Some companies are hiring security consultants on a semi-permanent basis, said Mac McMillan, co-founder and CEO of CynergisTek — one of those firms. If they don’t spend that big dough, many worry, a criminal breach of their information could result in bankruptcy levels of litigation.
Cyber insurance protects against some costs, but underwriters won’t write a policy unless the hospital system can demonstrate it is already spending plenty to defend itself.
Successful attacks are inevitable, security experts say. They talk of techniques such as compartmentalizing software, so hacks can be confined to a small area of the computer system, or programs that detect unusual computer activity within an organization, signs a bug has already penetrated the system.
“Most organizations can’t do that for themselves,” McMillan said. “More and more, people are saying to us, ‘I want a partner’ because cybercrime has become an industry.”
Medical devices: A ripe target?
The targets of attack within health care are practically limitless. “It’s hard to imagine a more complex and diverse environment than a hospital,” said Dave Palmer of Darktrace, a company whose technology searches for unusual behavior within networks.
“You have doctors and staff walking around with tablets, millions of dollars worth of scanners and sensitive machinery, all of it digitally integrated. You have visiting consultants there, maybe only a few days a week. Staff, porters, cleaning people.”
Users may not understand that bedside devices like monitors need to be secured, said Dennis Gallitano, a leading cyber attorney. Most cyber strategies are built around detecting and keeping out bugs, but “what about tunnels through the backdoor — a fax machine or pump?”

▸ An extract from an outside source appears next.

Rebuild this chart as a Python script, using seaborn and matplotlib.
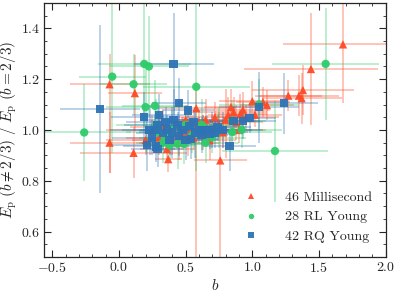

Device manufacturers are not required to meet the privacy and security standards of the Health Insurance Portability and Accountability Act (HIPAA); security experts say their protection is often lax, offering an attractive target for hackers looking for new ways into health systems. The FDA has begun working with manufacturers to improve device cybersecurity.
Security conflicts with transparency
One of the main purposes of electronic health records is to encourage information sharing among doctors, so that patients can be looked after in a more holistic way. Cyberthreats, some worry, could lead to a clampdown, because health care companies are leery of sharing data with institutions that might not be secure.
“There is very much a conflict in health care,” Branzell acknowledged. “The traditional model is, ‘Lock the world down.’ That doesn’t work in a world where we’re being asked to become more and more transparent and engage with our patients … With more patient engagement you’ve got people working from home on their Wi-Fi networks.”
Security should not be used as an excuse to block transparency, says Fred Trotter, a hacker and data journalist who serves on HHS’ Cybersecurity Task Force. In Trotter’s view, the solution is to make a distinction between ordinary cybertheft and hacking that has patient safety implications.
Cyberattacks that might, say, cripple an MRI machine until a ransom is paid, he believes, should be classed with other health IT safety issues, such as poor usability or bad software design that could lead to medical errors.
An evil genius and a wayward duck (or chicken, or pig) are equally capable of starting a lethal viral epidemic. By the same token, it shouldn’t matter whether a hacker or a stuck mouse button creates a clinical safety problem, he said.
HHS’ Office of the National Coordinator for Health IT has tried for years to create a safety center where threats and problems with software can be shared, discussed and remedied.
Congress has refused to provide the budget.